Metals: The majority of the periodic table are classified as metals, and they are located on the left side of the periodic table, metals have very specific properties:
1. Conduction: Metals are good conductors of electricity and heat. Silver (Ag) and copper (Cu) are some of the most efficient metals and are often used in electronics.
2. Malleability:Metals can be hammered into thin sheets (like Aluminum and Gold foil).
3. Luster:Metals tend to be shiny.
4. Ductile:Metals can be pulled into wires.
Metalloids: The metalloids are located along the “staircase” between the metal and nonmetal sections of the periodic table. Based on their location, it is not surprising to find they have properties of both metals and nonmetals. Often used in semiconductors in the computer industry, metalloid properties “depend on the situation.” They may or may not conduct electricity based on other elements they are bonded with, temperature, or other factors.
Nonmetals: Non-metals have properties that are essentially the opposite of metal properties. They are poor conductors of heat and electricity. This means they are used as insulators. They tend to be dull and are brittle (not malleable).
Text 2: Groups & Periods
The periodic table is organized like a big grid. Each element is placed in a specific location because of its atomic structure. As with any grid, the periodic table has rows (left to right) and columns (up and down)…but that isn’t quite what they are called in this case. Each row and column has specific characteristics. For example, beryllium (Be) and magnesium (Mg) are found in column two and share certain similarities while potassium (K) and calcium (Ca) from row four share different characteristics.
ROWS = PERIODS
Even though they skip some squares in between, all of the rows read left to right. When you look at the
periodic table, each row is called a period. All of the elements in a period have the same number of energy levels or electron shells. For example, every element in the top row (the first period) has one energy level/shell for its electrons. All of the elements in the second row (the second period) have two energy levels/shells for their electrons. As you move down the table, every row adds an energy level/shell. At this time, there is a maximum of seven electron energy levels/shells.
COLUMNS = GROUPS OR FAMILIES
Now you know about periods going left to right. The periodic table also has a special name for its vertical
columns. Each column is called a group. The elements in each group have the same number of valence electrons in their valence shell. Remember, valence is just another word for “outer.” The valence electrons are important because they are the electrons involved in bonding with other elements. Every element in the first column (group one) has one electron in its valence shell. Every element in the second column (group two) has two electrons in the outer shell.

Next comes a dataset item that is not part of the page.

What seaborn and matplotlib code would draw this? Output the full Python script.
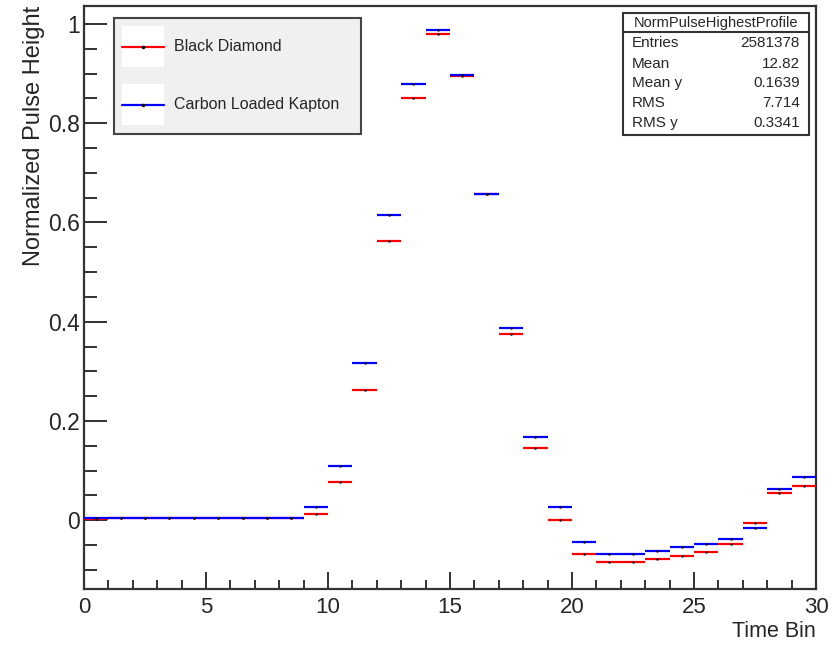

As you might notice, the middle of the periodic table is not included in this pattern, but the pattern continues as you reach the other side of the table. The group in yellow continues the trend with 3 valence electrons; the next group has 4 and so on until you reach the last group, which has 8 valence electrons for a complete and stable valence shell.
Scientists have also grouped these “families” of elements together because they have similar physical and chemical properties. Some of the families are very reactive, while others don’t react.